8Si la tentation me prend de laisser faire, alors je repense à une phrase dans un téléfilm policier : « La force des méchants, c’est la faiblesse des gentils ».

9Ici, je passe de la conscience individuelle à l’action individuelle : « ce sur quoi j’ai de l’influence », qui elle-même contribue au « processus de transformation de la conscience collective ».

Violence que je ressens

10Il y a la violence qui m’appartient (colère face à une injustice…). Là aussi, ma manière de réagir, d’agir, a son importance (régler la situation avec l’autre et avec moi-même).

11Il y a la violence que je ressens face à un client, violence qui ne m’appartient pas. L’importance de la conscience du transfert et du contre-transfert est ici primordiale pour que je ne crée pas de dommage. Je pense à une cliente que j’accompagne actuellement. Lors du premier rendez-vous, j’ai senti au fur et à mesure une exaspération montante avec la pensée « On a envie de lui donner une claque ». Je me suis interrogée en me demandant pourquoi je ressentais cette violence qui n’avait aucun fondement, ayant une femme à l’aspect très doux en face de moi. Avoir participé en 2013 à l’atelier de Marco Mazetti sur le transfert et le contre-transfert m’a aidé à décrypter ce qui se passait en moi pour le gérer.

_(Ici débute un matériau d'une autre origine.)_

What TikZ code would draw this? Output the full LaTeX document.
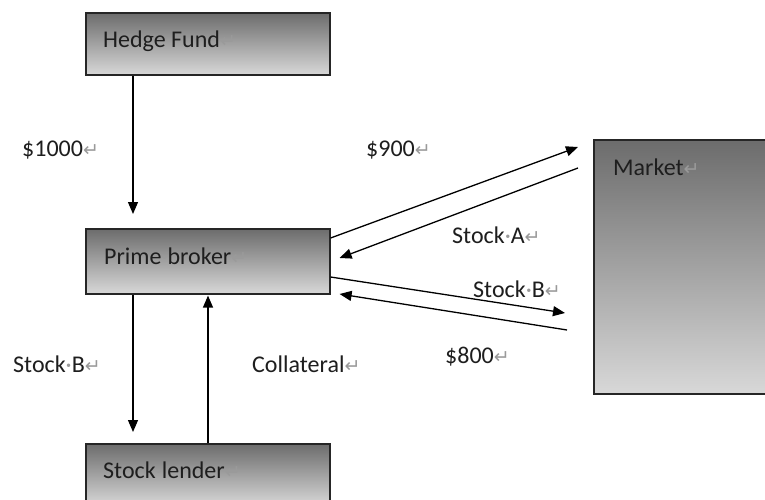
\documentclass[tikz,border=0pt]{standalone}
\usepackage{fontspec}
\setmainfont{Carlito}
\newfontfamily\djv{DejaVu Sans}
\usetikzlibrary{arrows.meta}
\definecolor{txt}{HTML}{1E1E1E}
\definecolor{markgray}{HTML}{9A9A9A}
\definecolor{boxtop}{HTML}{6C6C6C}
\definecolor{boxbot}{HTML}{D8D8D8}
\definecolor{edgegray}{HTML}{262626}
\newcommand\retm{{\djv\fontsize{19}{19}\selectfont\textcolor{markgray}{↵}}}
\newcommand\spm{\textcolor{markgray}{·}}
\begin{document}
\begin{tikzpicture}[x=1pt,y=-1pt,
 box/.style={draw=edgegray, line width=1.6pt, top color=boxtop, bottom color=boxbot,
   minimum width=244pt, minimum height=62pt, inner sep=0pt, anchor=north west},
 lbl/.style={anchor=base west, inner sep=0pt, text=txt, font=\fontsize{24}{28}\selectfont},
 arr/.style={draw=black, line width=1.3pt, -{Triangle[length=12pt,width=10pt]}}]
\clip (0,0) rectangle (765,500);
\fill[white] (0,0) rectangle (765,500);
% boxes
\node[box] (hf) at (85,12) {};
\node[box, minimum height=65pt] (pb) at (85,228) {};
\node[box] (sl) at (85,443) {};
\node[box, minimum width=200pt, minimum height=254pt] (mk) at (593,139) {};
% box texts
\node[lbl] (thf) at (103,48) {Hedge Fund\retm};
\node[lbl] (tpb) at (104,264) {Prime\spm broker\retm};
\node[lbl] (tsl) at (103,478) {Stock\spm lender\retm};
\node[lbl] (tmk) at (613,175) {Market\retm};
% connector labels
\node[lbl] (l1000) at (22,157) {\$1000\retm};
\node[lbl] (l900) at (366,157) {\$900\retm};
\node[lbl] (lsa) at (452,243) {Stock\spm A\retm};
\node[lbl] (lsbr) at (473,297) {Stock\spm B\retm};
\node[lbl] (l800) at (445,363) {\$800\retm};
\node[lbl] (lsbl) at (13,372) {Stock\spm B\retm};
\node[lbl] (lcol) at (252,372) {Collateral\retm};
% connectors
\draw[arr, shorten >=14pt] ([xshift=48pt]hf.south west) -- ([xshift=48pt]pb.north west);
\draw[arr, shorten >=11pt] ([xshift=48pt]pb.south west) -- ([xshift=48pt]sl.north west);
\draw[arr, shorten >=1pt] ([xshift=123pt]sl.north west) -- ([xshift=123pt]pb.south west);
\draw[arr] ([yshift=-10pt]pb.north east) -- ([xshift=-15pt,yshift=-8pt]mk.north west);
\draw[arr] ([xshift=-15pt,yshift=-29pt]mk.north west) -- ([xshift=9pt,yshift=-30pt]pb.north east);
\draw[arr] ([yshift=-49pt]pb.north east) -- ([xshift=-28pt,yshift=-174pt]mk.north west);
\draw[arr] ([xshift=-26pt,yshift=-191pt]mk.north west) -- ([xshift=9pt,yshift=-66pt]pb.north east);
\end{tikzpicture}
\end{document}
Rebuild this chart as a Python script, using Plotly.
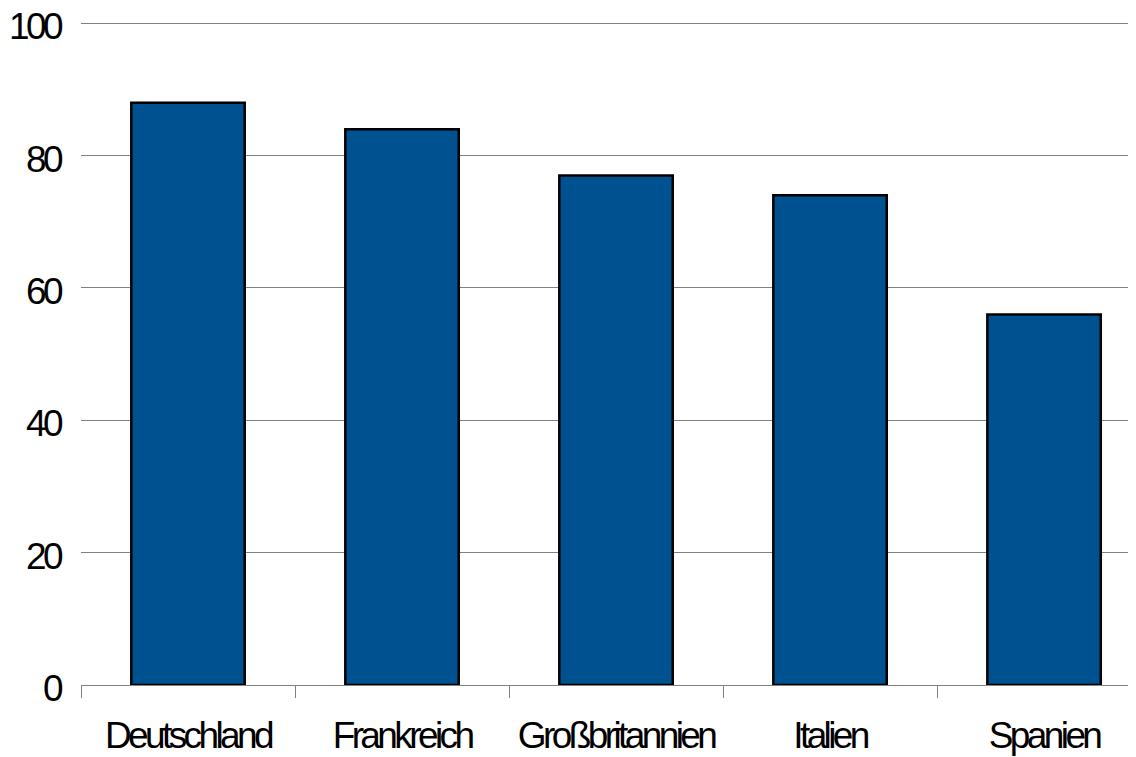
import plotly.graph_objects as go

# Ländervergleich, Werte in Prozent
LAENDER = ["Deutschland", "Frankreich", "Großbritannien", "Italien", "Spanien"]
WERTE = [88, 84, 77, 74, 56]
Y_TICKS = [0, 20, 40, 60, 80, 100]

FONT = "Liberation Sans, Arial, sans-serif"
# the original uses tightly set Arial, so squeeze the letters a bit
TIGHT = '<span style="letter-spacing:-3.6px">{}</span>'

fig = go.Figure()

fig.add_trace(
    go.Bar(
        x=LAENDER,
        y=WERTE,
        width=0.53,
        marker=dict(color="#00518F", line=dict(color="#000000", width=2.5)),
        hovertemplate="%{x}: %{y}<extra></extra>",
    )
)

fig.update_layout(
    width=1136,
    height=757,
    # the page body adds 8px, so margins are a bit smaller than the picture
    margin=dict(l=73, r=0, t=14, b=80),
    paper_bgcolor="white",
    plot_bgcolor="white",
    showlegend=False,
    font=dict(family=FONT, size=37, color="#000000"),
    xaxis=dict(
        automargin=False,
        range=[-0.5, 4.467],
        tickmode="array",
        tickvals=LAENDER,
        ticktext=[TIGHT.format(t) for t in LAENDER],
        tickangle=0,
        tickson="boundaries",
        ticks="outside",
        ticklen=12,
        tickcolor="#808080",
        tickwidth=1,
        showline=True,
        linecolor="#808080",
        linewidth=1,
        showgrid=False,
        ticklabelstandoff=18,
        ticklabeloverflow="allow",
        tickfont=dict(family=FONT, size=37),
    ),
    yaxis=dict(
        automargin=False,
        range=[0, 100.2],
        tickvals=Y_TICKS,
        ticktext=[TIGHT.format(v) for v in Y_TICKS],
        showgrid=True,
        gridcolor="#808080",
        gridwidth=1,
        zeroline=False,
        showline=False,
        ticks="",
        ticklabelstandoff=20,
        ticklabelshift=3,
        ticklabeloverflow="allow",
        tickfont=dict(family=FONT, size=37),
    ),
)

fig.write_html("out.html")
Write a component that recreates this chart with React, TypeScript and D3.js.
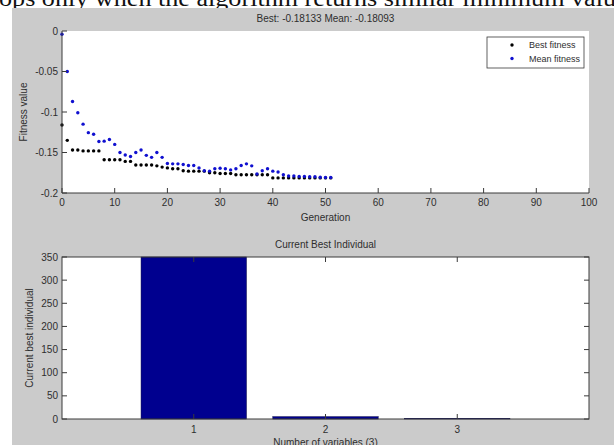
import React from 'react';
import * as d3 from 'd3';

// fitness per generation
const bestFitness = [
    -0.116, -0.135, -0.147, -0.147, -0.148, -0.148, -0.148, -0.148, -0.159, -0.159,
    -0.159, -0.159, -0.161, -0.161, -0.1655, -0.1655, -0.1655, -0.1655, -0.1665, -0.168,
    -0.169, -0.17, -0.17, -0.1725, -0.173, -0.173, -0.173, -0.173, -0.175, -0.175,
    -0.176, -0.176, -0.176, -0.1775, -0.1775, -0.1775, -0.1775, -0.1775, -0.1775, -0.1775,
    -0.18133, -0.18133, -0.18133, -0.18133, -0.18133, -0.18133, -0.18133, -0.18133, -0.18133, -0.18133,
    -0.18133, -0.18133,
];
const meanFitness = [
    -0.004, -0.05, -0.087, -0.101, -0.115, -0.1255, -0.1275, -0.1365, -0.136, -0.134,
    -0.14, -0.15, -0.153, -0.155, -0.15, -0.147, -0.1535, -0.156, -0.15, -0.156,
    -0.1635, -0.164, -0.164, -0.1648, -0.166, -0.166, -0.169, -0.1725, -0.173, -0.17,
    -0.1695, -0.17, -0.1715, -0.17, -0.166, -0.164, -0.1665, -0.1765, -0.1725, -0.17,
    -0.173, -0.174, -0.1775, -0.179, -0.179, -0.1795, -0.1795, -0.18, -0.18, -0.1805,
    -0.1808, -0.18093,
];
const legendLabels = ['Best fitness', 'Mean fitness'];
const variableLabels = ['1', '2', '3'];
const bestIndividual = [350, 5, 1.5];

const W = 614;
const H = 445;
const font = '"Liberation Sans", Arial, sans-serif';
const axisColor = '#3a3a3a';
const textColor = '#2e2e2e';

const App = () => {
    const xGen = d3.scaleLinear().domain([0, 100]).range([62, 589]);
    const yFit = d3.scaleLinear().domain([-0.2, 0]).range([193, 31]);
    const xVar = d3.scaleLinear().domain([0, 4]).range([62, 589]);
    const yVal = d3.scaleLinear().domain([0, 350]).range([419, 257]);

    const fmt = d => String(+d.toFixed(2));
    const tick = 5;
    const barW = xVar(0.8) - xVar(0);

    return (
        <svg
            width={W}
            height={H}
            style={{ position: 'absolute', left: 0, top: 0, fontFamily: font }}
        >
            <rect x={0} y={0} width={W} height={H} fill="#fff" />
            {/* bit of the document text above the screenshot */}
            <text
                x={-1}
                y={6}
                fontFamily='"Liberation Serif", "Times New Roman", serif'
                fontSize={23}
                textLength={617}
                lengthAdjust="spacingAndGlyphs"
                fill="#111"
            >
                ops only when the algorithm returns similar minimum valu
            </text>
            <rect x={12} y={8} width={W - 12} height={H - 8} fill="#cbcbcb" />

            {/* top: fitness plot */}
            <rect x={xGen(0)} y={yFit(0)} width={xGen(100) - xGen(0)} height={yFit(-0.2) - yFit(0)} fill="#fff" />
            <text x={(xGen(0) + xGen(100)) / 2} y={22} textAnchor="middle" fontSize={10} fill={textColor}>
                Best: -0.18133 Mean: -0.18093
            </text>
            {bestFitness.map((v, i) => (
                <circle key={'b' + i} cx={xGen(i)} cy={yFit(v)} r={1.7} fill="#000" />
            ))}
            {meanFitness.map((v, i) => (
                <circle key={'m' + i} cx={xGen(i)} cy={yFit(v)} r={1.7} fill="#1010d0" />
            ))}
            <line x1={xGen(0)} x2={xGen(100)} y1={yFit(-0.2)} y2={yFit(-0.2)} stroke={axisColor} />
            <line x1={xGen(0)} x2={xGen(0)} y1={yFit(-0.2)} y2={yFit(0)} stroke={axisColor} />
            {xGen.ticks(10).map(t => (
                <g key={'xg' + t}>
                    <line x1={xGen(t)} x2={xGen(t)} y1={yFit(-0.2)} y2={yFit(-0.2) - tick} stroke={axisColor} />
                    <text x={xGen(t)} y={206} textAnchor="middle" fontSize={10} fill={textColor}>
                        {t}
                    </text>
                </g>
            ))}
            {yFit.ticks(4).map(t => (
                <g key={'yf' + t}>
                    <line x1={xGen(0)} x2={xGen(0) + tick} y1={yFit(t)} y2={yFit(t)} stroke={axisColor} />
                    <text x={58} y={yFit(t) + 3.5} textAnchor="end" fontSize={10} fill={textColor}>
                        {fmt(t)}
                    </text>
                </g>
            ))}
            <text x={(xGen(0) + xGen(100)) / 2} y={221} textAnchor="middle" fontSize={10} fill={textColor}>
                Generation
            </text>
            <text
                transform={`translate(27,${(yFit(0) + yFit(-0.2)) / 2}) rotate(-90)`}
                textAnchor="middle"
                fontSize={10}
                fill={textColor}
            >
                Fitness value
            </text>

            {/* legend */}
            <rect x={487} y={37} width={97} height={31} fill="#fff" stroke={axisColor} strokeWidth={0.8} />
            {legendLabels.map((l, i) => (
                <g key={l}>
                    <circle cx={512} cy={45 + i * 13.5} r={1.7} fill={i === 0 ? '#000' : '#1010d0'} />
                    <text x={529} y={48 + i * 13.5} fontSize={9} fill={textColor}>
                        {l}
                    </text>
                </g>
            ))}

            {/* bottom: current best individual */}
            <rect x={xVar(0)} y={yVal(350)} width={xVar(4) - xVar(0)} height={yVal(0) - yVal(350)} fill="#fff" />
            <text x={(xVar(0) + xVar(4)) / 2} y={248} textAnchor="middle" fontSize={10} fill={textColor}>
                Current Best Individual
            </text>
            {bestIndividual.map((v, i) => (
                <rect
                    key={'bar' + i}
                    x={xVar(i + 1) - barW / 2}
                    y={yVal(v)}
                    width={barW}
                    height={yVal(0) - yVal(v)}
                    fill="#00008f"
                    stroke="#000040"
                    strokeWidth={0.5}
                />
            ))}
            <rect
                x={xVar(0)}
                y={yVal(350)}
                width={xVar(4) - xVar(0)}
                height={yVal(0) - yVal(350)}
                fill="none"
                stroke={axisColor}
            />
            {variableLabels.map((l, i) => (
                <g key={'xv' + l}>
                    <line x1={xVar(i + 1)} x2={xVar(i + 1)} y1={yVal(0)} y2={yVal(0) - tick} stroke={axisColor} />
                    <line x1={xVar(i + 1)} x2={xVar(i + 1)} y1={yVal(350)} y2={yVal(350) + tick} stroke={axisColor} />
                    <text x={xVar(i + 1)} y={433} textAnchor="middle" fontSize={10} fill={textColor}>
                        {l}
                    </text>
                </g>
            ))}
            {yVal.ticks(7).map(t => (
                <g key={'yv' + t}>
                    <line x1={xVar(0)} x2={xVar(0) + tick} y1={yVal(t)} y2={yVal(t)} stroke={axisColor} />
                    <line x1={xVar(4)} x2={xVar(4) - tick} y1={yVal(t)} y2={yVal(t)} stroke={axisColor} />
                    <text x={58} y={yVal(t) + 3.5} textAnchor="end" fontSize={10} fill={textColor}>
                        {t}
                    </text>
                </g>
            ))}
            <text x={(xVar(0) + xVar(4)) / 2} y={446} textAnchor="middle" fontSize={10} fill={textColor}>
                Number of variables (3)
            </text>
            <text
                transform={`translate(33,${(yVal(0) + yVal(350)) / 2}) rotate(-90)`}
                textAnchor="middle"
                fontSize={10}
                fill={textColor}
            >
                Current best individual
            </text>
        </svg>
    );
};

export default App;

12L’AT nous offre des possibilités variées, profondes, pour cheminer vers l’Autonomie, d’où selon moi, l’importance de se former même au-delà de la certification et d’avoir des supervisions régulières.

13L’AT ne solutionne pas tout, c’est notre conscience individuelle, notre libre arbitre – dont nous sommes seuls responsables – qui choisit de nourrir le « bon » loup et « d’apprivoiser » l’autre.